Core II Studio • Situate
Harvard GSD • Instructor: Jeffry Burchard • Spring 2016
This project involves the creation of a rare books library sited within a park. It consolidates Boston’s Museum of Fine Arts Library into a single building, located along the cultural corridor of the Fenway, Emerald Necklace designed by Fredrick Law Olmsted. The concept of the design aims to design a library as a spatial device that mediates between the bucolic landscape as civic surface, and the building as object. The new library acts as a link, creating a dialogue between Boston’s Museums of Fine Arts (MFA) and the existing landscape, and connecting them to form a coherent public space for contemplation.
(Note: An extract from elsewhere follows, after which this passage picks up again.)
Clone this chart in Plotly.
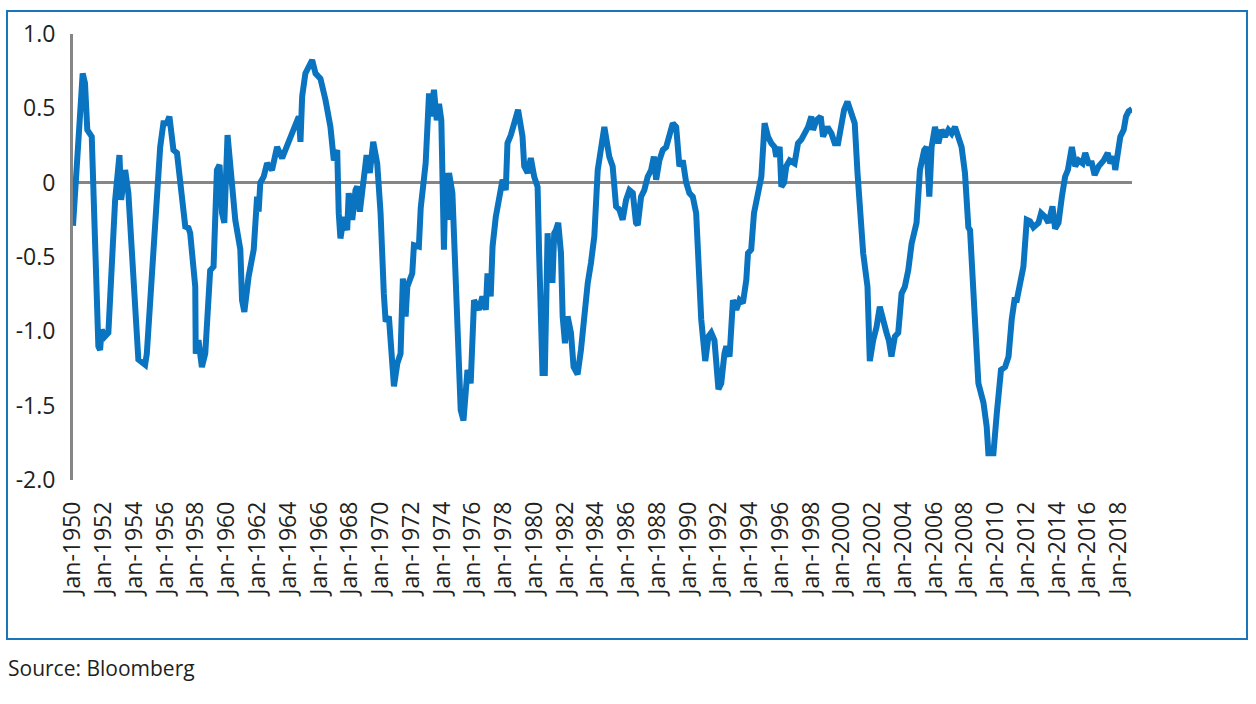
import datetime as dt
import plotly.graph_objects as go

# Decimal-year positions and values
years = [
    1950.00, 1950.24, 1950.63, 1950.78, 1950.93, 1951.22, 1951.65, 1951.76, 1951.87, 1952.08,
    1952.30, 1952.74, 1953.02, 1953.13, 1953.39, 1953.60, 1954.25, 1954.69, 1954.80, 1955.67,
    1955.88, 1956.10, 1956.27, 1956.53, 1956.76, 1957.30, 1957.51, 1957.62, 1957.95, 1957.98,
    1958.16, 1958.38, 1958.60, 1958.92, 1959.14, 1959.36, 1959.53, 1959.69, 1959.84, 1960.05,
    1960.34, 1960.55, 1960.88, 1960.99, 1961.14, 1961.42, 1961.75, 1961.86, 1961.97, 1962.07,
    1962.18, 1962.40, 1962.62, 1962.94, 1963.27, 1963.60, 1964.14, 1964.35, 1964.68, 1964.79,
    1964.90, 1965.11, 1965.55, 1965.77, 1966.09, 1966.42, 1966.74, 1966.96, 1967.18, 1967.28,
    1967.39, 1967.61, 1967.83, 1967.93, 1968.16, 1968.37, 1968.48, 1968.65, 1968.91, 1969.09,
    1969.30, 1969.52, 1969.78, 1970.00, 1970.21, 1970.33, 1970.54, 1970.76, 1970.87, 1971.09,
    1971.30, 1971.45, 1971.63, 1971.74, 1972.06, 1972.17, 1972.49, 1972.61, 1972.82, 1972.93,
    1973.15, 1973.26, 1973.47, 1973.65, 1973.80, 1973.95, 1974.12, 1974.23, 1974.38, 1974.45,
    1974.67, 1975.00, 1975.21, 1975.39, 1975.65, 1975.86, 1975.97, 1976.08, 1976.40, 1976.62,
    1976.84, 1976.95, 1977.16, 1977.28, 1977.49, 1977.71, 1977.93, 1978.14, 1978.25, 1978.47,
    1978.68, 1978.94, 1979.23, 1979.34, 1979.56, 1979.77, 1979.99, 1980.21, 1980.31, 1980.53,
    1980.68, 1980.86, 1981.01, 1981.18, 1981.29, 1981.40, 1981.55, 1981.73, 1981.84, 1981.99,
    1982.16, 1982.38, 1982.55, 1982.81, 1983.03, 1983.24, 1983.47, 1983.68, 1983.90, 1984.12,
    1984.33, 1984.55, 1984.87, 1985.09, 1985.31, 1985.52, 1985.74, 1985.96, 1986.18, 1986.40,
    1986.61, 1986.72, 1986.94, 1987.15, 1987.37, 1987.59, 1987.77, 1987.92, 1988.13, 1988.35,
    1988.57, 1988.78, 1989.00, 1989.22, 1989.43, 1989.65, 1989.87, 1990.08, 1990.30, 1990.52,
    1990.67, 1990.85, 1991.11, 1991.32, 1991.50, 1991.71, 1991.97, 1992.15, 1992.36, 1992.48,
    1992.69, 1992.91, 1993.13, 1993.34, 1993.56, 1993.78, 1993.89, 1994.10, 1994.28, 1994.54,
    1994.76, 1994.97, 1995.19, 1995.41, 1995.62, 1995.73, 1995.95, 1996.06, 1996.24, 1996.38,
    1996.60, 1996.92, 1997.14, 1997.36, 1997.58, 1997.80, 1998.01, 1998.12, 1998.34, 1998.62,
    1998.77, 1999.06, 1999.32, 1999.53, 1999.75, 1999.97, 2000.14, 2000.36, 2000.57, 2000.83,
    2001.01, 2001.16, 2001.38, 2001.66, 2001.81, 2002.03, 2002.25, 2002.46, 2002.68, 2002.90,
    2003.05, 2003.22, 2003.44, 2003.66, 2003.88, 2004.09, 2004.31, 2004.53, 2004.85, 2005.07,
    2005.35, 2005.50, 2005.68, 2005.83, 2006.05, 2006.27, 2006.48, 2006.70, 2006.92, 2007.13,
    2007.35, 2007.57, 2007.78, 2008.00, 2008.22, 2008.33, 2008.65, 2008.87, 2009.20, 2009.41,
    2009.52, 2009.85, 2010.07, 2010.34, 2010.61, 2010.83, 2011.04, 2011.22, 2011.37, 2011.58,
    2011.80, 2012.02, 2012.23, 2012.45, 2012.78, 2012.95, 2013.21, 2013.43, 2013.69, 2013.86,
    2014.08, 2014.30, 2014.51, 2014.69, 2014.95, 2015.17, 2015.39, 2015.65, 2015.82, 2016.04,
    2016.25, 2016.43, 2016.69, 2017.02, 2017.28, 2017.45, 2017.67, 2017.77, 2017.99, 2018.10,
    2018.32, 2018.47, 2018.64, 2018.86,
]
values = [
    -0.29, 0.065, 0.735, 0.67, 0.355, 0.31, -1.10, -1.125, -0.99, -1.035,
    -1.01, -0.116, 0.186, -0.116, 0.085, -0.07, -1.19, -1.225, -1.15, 0.24,
    0.40, 0.40, 0.445, 0.22, 0.20, -0.296, -0.305, -0.34, -0.70, -1.15,
    -1.06, -1.24, -1.15, -0.59, -0.565, 0.085, 0.12, -0.205, -0.27, 0.32,
    0.02, -0.25, -0.45, -0.79, -0.87, -0.63, -0.45, -0.205, -0.094, -0.195,
    0.0, 0.04, 0.13, 0.085, 0.24, 0.165, 0.31, 0.38, 0.445, 0.275,
    0.58, 0.735, 0.825, 0.735, 0.70, 0.555, 0.375, 0.15, 0.22, -0.205,
    -0.375, -0.23, -0.32, -0.07, -0.25, -0.05, -0.025, -0.195, 0.065, 0.186,
    0.065, 0.275, 0.13, -0.205, -0.745, -0.935, -0.90, -1.24, -1.37, -1.215,
    -1.15, -0.645, -0.90, -0.70, -0.61, -0.42, -0.43, -0.17, 0.0, 0.13,
    0.60, 0.445, 0.625, 0.42, 0.53, 0.42, -0.45, 0.065, -0.25, 0.065,
    -0.07, -0.92, -1.53, -1.60, -1.26, -1.35, -1.025, -0.79, -0.855, -0.765,
    -0.855, -0.61, -0.765, -0.43, -0.23, -0.094, 0.02, -0.05, 0.265, 0.32,
    0.40, 0.49, 0.31, 0.11, 0.065, 0.165, 0.04, -0.027, -0.475, -1.28,
    -1.28, -0.34, -0.655, -0.655, -0.34, -0.32, -0.27, -0.475, -0.90, -1.08,
    -0.90, -1.01, -1.24, -1.29, -1.125, -0.88, -0.675, -0.54, -0.36, 0.085,
    0.265, 0.375, 0.175, 0.11, -0.16, -0.18, -0.25, -0.116, -0.05, -0.07,
    -0.27, -0.285, -0.094, -0.05, 0.04, 0.085, 0.175, 0.02, 0.15, 0.22,
    0.24, 0.31, 0.40, 0.375, 0.11, 0.15, 0.0, -0.07, -0.094, -0.205,
    -0.54, -0.92, -1.20, -1.035, -1.01, -1.06, -1.39, -1.35, -1.15, -1.10,
    -1.17, -0.79, -0.855, -0.79, -0.81, -0.655, -0.475, -0.45, -0.205, -0.07,
    0.04, 0.40, 0.31, 0.265, 0.24, 0.175, 0.24, -0.027, 0.0, 0.11,
    0.15, 0.13, 0.265, 0.29, 0.33, 0.375, 0.445, 0.355, 0.42, 0.445,
    0.31, 0.375, 0.33, 0.265, 0.265, 0.40, 0.49, 0.545, 0.465, 0.40,
    0.065, -0.205, -0.475, -0.70, -1.20, -1.06, -0.97, -0.835, -0.945, -1.01,
    -1.06, -1.17, -1.035, -1.01, -0.745, -0.70, -0.59, -0.41, -0.27, 0.085,
    0.22, 0.24, -0.094, 0.24, 0.375, 0.265, 0.355, 0.31, 0.355, 0.33,
    0.375, 0.31, 0.24, 0.065, -0.30, -0.32, -0.97, -1.35, -1.48, -1.64,
    -1.82, -1.82, -1.55, -1.26, -1.24, -1.17, -0.92, -0.79, -0.79, -0.675,
    -0.565, -0.25, -0.26, -0.30, -0.27, -0.205, -0.23, -0.27, -0.16, -0.31,
    -0.27, -0.094, 0.04, 0.085, 0.24, 0.11, 0.15, 0.13, 0.20, 0.13,
    0.13, 0.052, 0.11, 0.15, 0.20, 0.13, 0.175, 0.085, 0.22, 0.31,
    0.355, 0.445, 0.48, 0.495,
]
tick_years = list(range(1950, 2019, 2))
tick_labels = [f"Jan-{y}" for y in tick_years]
y_ticks = [1.0, 0.5, 0.0, -0.5, -1.0, -1.5, -2.0]
y_tick_labels = ["1.0", "0.5", "0", "-0.5", "-1.0", "-1.5", "-2.0"]
source_text = "Source: Bloomberg"


def to_date(d):
    y = int(d)
    start = dt.datetime(y, 1, 1)
    end = dt.datetime(y + 1, 1, 1)
    return start + (end - start) * (d - y)


dates = [to_date(d) for d in years]
tick_dates = [dt.datetime(y, 1, 1) for y in tick_years]

FONT = "Open Sans"
TXT = "#231f20"

fig = go.Figure()
fig.add_trace(go.Scatter(
    x=dates, y=values, mode="lines",
    line=dict(color="#0A74C0", width=6),
    hoverinfo="skip", showlegend=False,
))

# plot area geometry (pixels)
L, R, T, B = 73, 1132, 34, 480
W, H = R - L, B - T

def px(x):
    return (x - L) / W

def py(y):
    return (B - y) / H

fig.update_layout(
    width=1256, height=704,
    margin=dict(l=L, r=1256 - R, t=T, b=704 - B, autoexpand=False),
    paper_bgcolor="white", plot_bgcolor="white",
    font=dict(family=FONT, color=TXT, size=23),
    xaxis=dict(
        type="date", range=[dates[0], dates[-1]],
        tickmode="array", tickvals=tick_dates, ticktext=tick_labels,
        tickangle=-90, showgrid=False, zeroline=False, showline=False,
        ticks="", ticklabelstandoff=16,
        tickfont=dict(family=FONT, size=23, color=TXT),
    ),
    yaxis=dict(
        range=[-2.0, 1.0], tickmode="array", tickvals=y_ticks, ticktext=y_tick_labels,
        showgrid=False, zeroline=True, zerolinecolor="#868686", zerolinewidth=3,
        showline=True, linecolor="#868686", linewidth=3,
        ticks="", ticklabelstandoff=10,
        tickfont=dict(family=FONT, size=23, color=TXT),
    ),
    shapes=[dict(
        type="rect", xref="paper", yref="paper",
        x0=px(7), x1=px(1247), y0=py(639), y1=py(11),
        line=dict(color="#1B75BB", width=2), fillcolor="rgba(0,0,0,0)", layer="below",
    )],
    annotations=[dict(
        text=source_text, xref="paper", yref="paper",
        x=px(6), y=py(668), xanchor="left", yanchor="middle",
        showarrow=False, font=dict(family=FONT, size=21, color=TXT),
    )],
)

fig.write_html(
    "out.html",
    config={"displayModeBar": False},
    post_script="document.body.style.margin='0px';document.body.style.overflow='hidden';",
)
The orientation, circulation, and aperture systems of the design inform a strong visual axis between the library, sited within The Fens park, and the MFA. The building frames views toward the MFA, creating a visual link between the two.
The interior spaces of the library are organized to surround a circular-elliptical courtyard. The development of the courtyard aims to create effects in both organizational and experiential ways. The courtyard, around which circulation and stacks are wrapped, acts as the heart of the building and creates internal views. While the courtyard is located inside the library, it is designed as a part of the public park space, so that one can enter it without going into the building. The access and sequence design emphasizes the effect of spatial compression and expansion.
Inspired by an image of the 1966 flood of the Arno in Florence, half of the library is designed to be "flooded" by water. The “circular void” is created to cut the reading room in half; it frames the view toward the MFA while also letting water inside to merge into the courtyard. From the inside, the reading space provides varied views below, at, and above water level. From the outside, framing and reflective effects create a unique moment: when one enters into the courtyard, the library, the park, and the MFA become one.
Boston Public Library (left) and 1966 flood of the Arno in Florence (right)
The project began with a precedent study of Boston Public Library by Charles Follen McKim (1895), along with inspiration from the flood of the Arno in Florence (1966), which damaged and destroyed millions of masterpieces of art and rare books.
Spatial Analysis | Unfolded Sectional Sequences | Boston Public Library
Unfolded sections capture the complexity of spatial experiences within the Boston Public Library. This unfolded section consists of three sequences that intersect at the main hall. Sequence 01 starts at the main entrance and continues to the main reading space - Bates Hall. Sequence 02 moves from the entrance hall to the courtyard. Sequence 03 begins in the main staircase hall and continues to the Sargent Gallery and Music Room (top level).
Spatial Analysis | Boston Public Library
Unfolded section drawing in progress. (Rotring ink and pencil on 24"x36" Museum Board)
Perspectival Site Plan
The core concept is designing and situating the library as a framing device that creates a strong visual connection and axis toward the Boston Museum of Fine Arts. The site is flanked by the fluvial system of the Muddy River, which was historically marshland, and which currently supports nascent urban wildlife in a sensitive hydrological condition. Since 1996, the river has flooded three times, creating serious damage including the flooding of Kenmore station and the subsequent commitment of funds for flood management.
Situate | Framing Device
Early massing model showing the relationships between the building, water, and the Boston Museum of Fine Arts.
View from the entrance hall toward the connecting courtyard and toward the MFA (left). Conceptual drawings of the courtyard, plan and section (middle & right).
Underlined Geometry | Transformation Diagram
The above diagram shows the transformation logic of the spatial organization. The final geometry negotiates between the symmetrical, axial logic derived from the building's relationship with context, and the programmatic, circulation logic of its interior space.
The building is organized to surround the courtyard; the main axis is defined by the entrance hall connecting toward the MFA. The rare book stack is organized as a ring wrapping around the courtyard while typical stacks are distributed onto both sides of the building.
Entrance, Facade, and Structure
Formal language and rhythm created by the integration between structure and facade.
Journey and Destination
Section cutting through the main entrance hall, auditorium (left), and stacks (right). The hallway connecting the courtyard from the outside is shown.
View from one side of main reading hall, looking toward its opposite side. The reading room is cut by the "void" where outside water merges into the courtyard.
Situate | Framing
View from the courtyard, capturing the framed view toward the Museum of Fine Arts and the spatial moment where water merges into the courtyard.
In Between | Stack
The rare books stacks inform the spiral circulation which moves around the courtyard connecting different spaces to the main reading room.